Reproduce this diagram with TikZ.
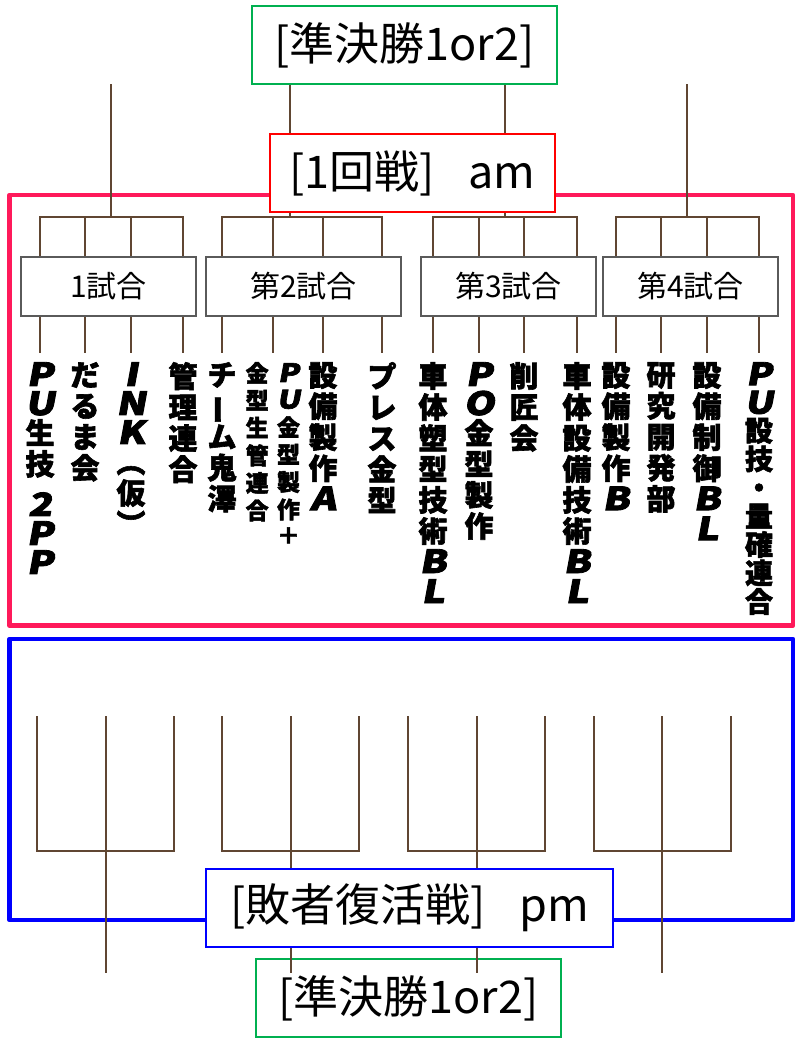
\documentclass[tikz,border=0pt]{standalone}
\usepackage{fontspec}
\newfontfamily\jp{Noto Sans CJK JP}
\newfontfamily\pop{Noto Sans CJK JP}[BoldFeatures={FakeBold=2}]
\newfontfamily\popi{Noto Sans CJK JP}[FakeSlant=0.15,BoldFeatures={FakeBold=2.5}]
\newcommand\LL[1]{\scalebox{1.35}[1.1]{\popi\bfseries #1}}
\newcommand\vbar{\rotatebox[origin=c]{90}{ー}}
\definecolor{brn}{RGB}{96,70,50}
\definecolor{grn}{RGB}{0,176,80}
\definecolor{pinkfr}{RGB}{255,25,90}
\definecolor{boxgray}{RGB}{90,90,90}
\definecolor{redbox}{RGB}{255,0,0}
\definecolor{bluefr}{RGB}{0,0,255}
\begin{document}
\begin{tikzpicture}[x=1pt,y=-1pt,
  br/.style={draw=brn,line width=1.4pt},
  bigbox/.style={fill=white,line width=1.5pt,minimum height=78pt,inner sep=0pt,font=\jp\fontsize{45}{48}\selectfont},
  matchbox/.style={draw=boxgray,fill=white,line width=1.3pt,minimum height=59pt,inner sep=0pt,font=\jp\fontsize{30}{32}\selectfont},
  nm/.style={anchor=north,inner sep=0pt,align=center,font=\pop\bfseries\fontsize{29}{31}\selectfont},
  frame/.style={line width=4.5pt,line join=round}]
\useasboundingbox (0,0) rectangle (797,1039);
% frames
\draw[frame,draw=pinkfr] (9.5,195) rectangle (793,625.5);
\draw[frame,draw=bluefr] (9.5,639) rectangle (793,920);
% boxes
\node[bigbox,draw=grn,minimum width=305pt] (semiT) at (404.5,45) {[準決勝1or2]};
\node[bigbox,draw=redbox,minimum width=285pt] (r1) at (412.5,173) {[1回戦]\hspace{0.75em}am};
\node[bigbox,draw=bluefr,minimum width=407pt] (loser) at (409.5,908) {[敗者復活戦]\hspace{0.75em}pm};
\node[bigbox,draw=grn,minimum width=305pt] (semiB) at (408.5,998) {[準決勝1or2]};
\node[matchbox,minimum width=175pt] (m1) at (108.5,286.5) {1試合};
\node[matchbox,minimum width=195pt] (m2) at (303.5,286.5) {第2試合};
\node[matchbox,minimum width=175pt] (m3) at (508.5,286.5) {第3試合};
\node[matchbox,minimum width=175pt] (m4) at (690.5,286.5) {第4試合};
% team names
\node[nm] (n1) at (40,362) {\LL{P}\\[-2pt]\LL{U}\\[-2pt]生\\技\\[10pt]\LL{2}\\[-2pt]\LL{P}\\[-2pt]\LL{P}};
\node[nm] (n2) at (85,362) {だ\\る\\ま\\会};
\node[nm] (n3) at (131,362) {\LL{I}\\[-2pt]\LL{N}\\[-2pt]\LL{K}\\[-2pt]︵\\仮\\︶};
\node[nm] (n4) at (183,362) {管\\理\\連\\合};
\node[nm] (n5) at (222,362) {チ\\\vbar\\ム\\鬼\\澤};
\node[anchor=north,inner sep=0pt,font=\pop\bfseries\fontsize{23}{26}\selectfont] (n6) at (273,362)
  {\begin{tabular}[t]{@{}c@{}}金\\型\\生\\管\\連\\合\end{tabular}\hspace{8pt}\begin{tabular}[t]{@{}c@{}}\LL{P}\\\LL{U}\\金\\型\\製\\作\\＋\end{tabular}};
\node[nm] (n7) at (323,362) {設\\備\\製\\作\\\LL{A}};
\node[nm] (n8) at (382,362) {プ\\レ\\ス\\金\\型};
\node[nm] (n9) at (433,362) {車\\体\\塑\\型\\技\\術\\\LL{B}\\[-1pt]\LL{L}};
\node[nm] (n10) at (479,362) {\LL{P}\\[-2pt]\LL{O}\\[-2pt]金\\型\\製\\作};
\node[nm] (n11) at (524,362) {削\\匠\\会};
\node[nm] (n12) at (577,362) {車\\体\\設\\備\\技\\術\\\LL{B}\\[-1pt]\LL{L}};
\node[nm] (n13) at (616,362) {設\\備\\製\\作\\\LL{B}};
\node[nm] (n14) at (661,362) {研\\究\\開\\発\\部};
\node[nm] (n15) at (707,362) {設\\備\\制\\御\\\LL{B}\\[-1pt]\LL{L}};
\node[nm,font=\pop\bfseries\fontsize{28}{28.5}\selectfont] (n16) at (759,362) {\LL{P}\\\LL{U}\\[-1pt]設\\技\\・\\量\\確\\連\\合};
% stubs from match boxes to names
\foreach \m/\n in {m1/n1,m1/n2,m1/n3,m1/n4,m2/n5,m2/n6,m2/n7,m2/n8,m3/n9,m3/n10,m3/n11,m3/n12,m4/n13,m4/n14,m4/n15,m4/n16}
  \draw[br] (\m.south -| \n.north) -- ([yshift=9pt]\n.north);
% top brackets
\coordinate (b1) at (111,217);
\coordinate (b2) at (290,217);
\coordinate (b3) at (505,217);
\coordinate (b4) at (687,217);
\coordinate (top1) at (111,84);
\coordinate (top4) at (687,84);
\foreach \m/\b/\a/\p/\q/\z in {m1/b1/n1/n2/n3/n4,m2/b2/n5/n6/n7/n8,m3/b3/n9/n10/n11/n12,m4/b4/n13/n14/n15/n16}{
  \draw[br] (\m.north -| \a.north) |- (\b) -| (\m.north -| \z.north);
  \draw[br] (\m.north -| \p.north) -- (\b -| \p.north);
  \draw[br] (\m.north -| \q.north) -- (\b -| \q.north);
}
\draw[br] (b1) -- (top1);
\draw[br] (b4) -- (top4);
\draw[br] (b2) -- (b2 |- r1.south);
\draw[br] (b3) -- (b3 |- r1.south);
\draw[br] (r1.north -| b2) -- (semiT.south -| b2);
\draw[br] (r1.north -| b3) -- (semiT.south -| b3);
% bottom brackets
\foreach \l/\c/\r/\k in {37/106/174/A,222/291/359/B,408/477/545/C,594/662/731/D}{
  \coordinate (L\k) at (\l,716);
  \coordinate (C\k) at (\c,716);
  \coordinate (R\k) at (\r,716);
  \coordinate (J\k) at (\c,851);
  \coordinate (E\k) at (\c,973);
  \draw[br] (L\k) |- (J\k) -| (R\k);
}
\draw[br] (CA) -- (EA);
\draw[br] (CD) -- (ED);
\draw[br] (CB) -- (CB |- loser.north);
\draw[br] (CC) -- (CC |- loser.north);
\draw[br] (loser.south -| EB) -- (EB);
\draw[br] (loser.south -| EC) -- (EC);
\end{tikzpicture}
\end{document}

----

Omit the pictures and give the material again, exactly and in full.

- Correct answer:
Reproduce this diagram with TikZ.
\documentclass[tikz,border=0pt]{standalone}
\usepackage{fontspec}
\newfontfamily\jp{Noto Sans CJK JP}
\newfontfamily\pop{Noto Sans CJK JP}[BoldFeatures={FakeBold=2}]
\newfontfamily\popi{Noto Sans CJK JP}[FakeSlant=0.15,BoldFeatures={FakeBold=2.5}]
\newcommand\LL[1]{\scalebox{1.35}[1.1]{\popi\bfseries #1}}
\newcommand\vbar{\rotatebox[origin=c]{90}{ー}}
\definecolor{brn}{RGB}{96,70,50}
\definecolor{grn}{RGB}{0,176,80}
\definecolor{pinkfr}{RGB}{255,25,90}
\definecolor{boxgray}{RGB}{90,90,90}
\definecolor{redbox}{RGB}{255,0,0}
\definecolor{bluefr}{RGB}{0,0,255}
\begin{document}
\begin{tikzpicture}[x=1pt,y=-1pt,
  br/.style={draw=brn,line width=1.4pt},
  bigbox/.style={fill=white,line width=1.5pt,minimum height=78pt,inner sep=0pt,font=\jp\fontsize{45}{48}\selectfont},
  matchbox/.style={draw=boxgray,fill=white,line width=1.3pt,minimum height=59pt,inner sep=0pt,font=\jp\fontsize{30}{32}\selectfont},
  nm/.style={anchor=north,inner sep=0pt,align=center,font=\pop\bfseries\fontsize{29}{31}\selectfont},
  frame/.style={line width=4.5pt,line join=round}]
\useasboundingbox (0,0) rectangle (797,1039);
% frames
\draw[frame,draw=pinkfr] (9.5,195) rectangle (793,625.5);
\draw[frame,draw=bluefr] (9.5,639) rectangle (793,920);
% boxes
\node[bigbox,draw=grn,minimum width=305pt] (semiT) at (404.5,45) {[準決勝1or2]};
\node[bigbox,draw=redbox,minimum width=285pt] (r1) at (412.5,173) {[1回戦]\hspace{0.75em}am};
\node[bigbox,draw=bluefr,minimum width=407pt] (loser) at (409.5,908) {[敗者復活戦]\hspace{0.75em}pm};
\node[bigbox,draw=grn,minimum width=305pt] (semiB) at (408.5,998) {[準決勝1or2]};
\node[matchbox,minimum width=175pt] (m1) at (108.5,286.5) {1試合};
\node[matchbox,minimum width=195pt] (m2) at (303.5,286.5) {第2試合};
\node[matchbox,minimum width=175pt] (m3) at (508.5,286.5) {第3試合};
\node[matchbox,minimum width=175pt] (m4) at (690.5,286.5) {第4試合};
% team names
\node[nm] (n1) at (40,362) {\LL{P}\\[-2pt]\LL{U}\\[-2pt]生\\技\\[10pt]\LL{2}\\[-2pt]\LL{P}\\[-2pt]\LL{P}};
\node[nm] (n2) at (85,362) {だ\\る\\ま\\会};
\node[nm] (n3) at (131,362) {\LL{I}\\[-2pt]\LL{N}\\[-2pt]\LL{K}\\[-2pt]︵\\仮\\︶};
\node[nm] (n4) at (183,362) {管\\理\\連\\合};
\node[nm] (n5) at (222,362) {チ\\\vbar\\ム\\鬼\\澤};
\node[anchor=north,inner sep=0pt,font=\pop\bfseries\fontsize{23}{26}\selectfont] (n6) at (273,362)
  {\begin{tabular}[t]{@{}c@{}}金\\型\\生\\管\\連\\合\end{tabular}\hspace{8pt}\begin{tabular}[t]{@{}c@{}}\LL{P}\\\LL{U}\\金\\型\\製\\作\\＋\end{tabular}};
\node[nm] (n7) at (323,362) {設\\備\\製\\作\\\LL{A}};
\node[nm] (n8) at (382,362) {プ\\レ\\ス\\金\\型};
\node[nm] (n9) at (433,362) {車\\体\\塑\\型\\技\\術\\\LL{B}\\[-1pt]\LL{L}};
\node[nm] (n10) at (479,362) {\LL{P}\\[-2pt]\LL{O}\\[-2pt]金\\型\\製\\作};
\node[nm] (n11) at (524,362) {削\\匠\\会};
\node[nm] (n12) at (577,362) {車\\体\\設\\備\\技\\術\\\LL{B}\\[-1pt]\LL{L}};
\node[nm] (n13) at (616,362) {設\\備\\製\\作\\\LL{B}};
\node[nm] (n14) at (661,362) {研\\究\\開\\発\\部};
\node[nm] (n15) at (707,362) {設\\備\\制\\御\\\LL{B}\\[-1pt]\LL{L}};
\node[nm,font=\pop\bfseries\fontsize{28}{28.5}\selectfont] (n16) at (759,362) {\LL{P}\\\LL{U}\\[-1pt]設\\技\\・\\量\\確\\連\\合};
% stubs from match boxes to names
\foreach \m/\n in {m1/n1,m1/n2,m1/n3,m1/n4,m2/n5,m2/n6,m2/n7,m2/n8,m3/n9,m3/n10,m3/n11,m3/n12,m4/n13,m4/n14,m4/n15,m4/n16}
  \draw[br] (\m.south -| \n.north) -- ([yshift=9pt]\n.north);
% top brackets
\coordinate (b1) at (111,217);
\coordinate (b2) at (290,217);
\coordinate (b3) at (505,217);
\coordinate (b4) at (687,217);
\coordinate (top1) at (111,84);
\coordinate (top4) at (687,84);
\foreach \m/\b/\a/\p/\q/\z in {m1/b1/n1/n2/n3/n4,m2/b2/n5/n6/n7/n8,m3/b3/n9/n10/n11/n12,m4/b4/n13/n14/n15/n16}{
  \draw[br] (\m.north -| \a.north) |- (\b) -| (\m.north -| \z.north);
  \draw[br] (\m.north -| \p.north) -- (\b -| \p.north);
  \draw[br] (\m.north -| \q.north) -- (\b -| \q.north);
}
\draw[br] (b1) -- (top1);
\draw[br] (b4) -- (top4);
\draw[br] (b2) -- (b2 |- r1.south);
\draw[br] (b3) -- (b3 |- r1.south);
\draw[br] (r1.north -| b2) -- (semiT.south -| b2);
\draw[br] (r1.north -| b3) -- (semiT.south -| b3);
% bottom brackets
\foreach \l/\c/\r/\k in {37/106/174/A,222/291/359/B,408/477/545/C,594/662/731/D}{
  \coordinate (L\k) at (\l,716);
  \coordinate (C\k) at (\c,716);
  \coordinate (R\k) at (\r,716);
  \coordinate (J\k) at (\c,851);
  \coordinate (E\k) at (\c,973);
  \draw[br] (L\k) |- (J\k) -| (R\k);
}
\draw[br] (CA) -- (EA);
\draw[br] (CD) -- (ED);
\draw[br] (CB) -- (CB |- loser.north);
\draw[br] (CC) -- (CC |- loser.north);
\draw[br] (loser.south -| EB) -- (EB);
\draw[br] (loser.south -| EC) -- (EC);
\end{tikzpicture}
\end{document}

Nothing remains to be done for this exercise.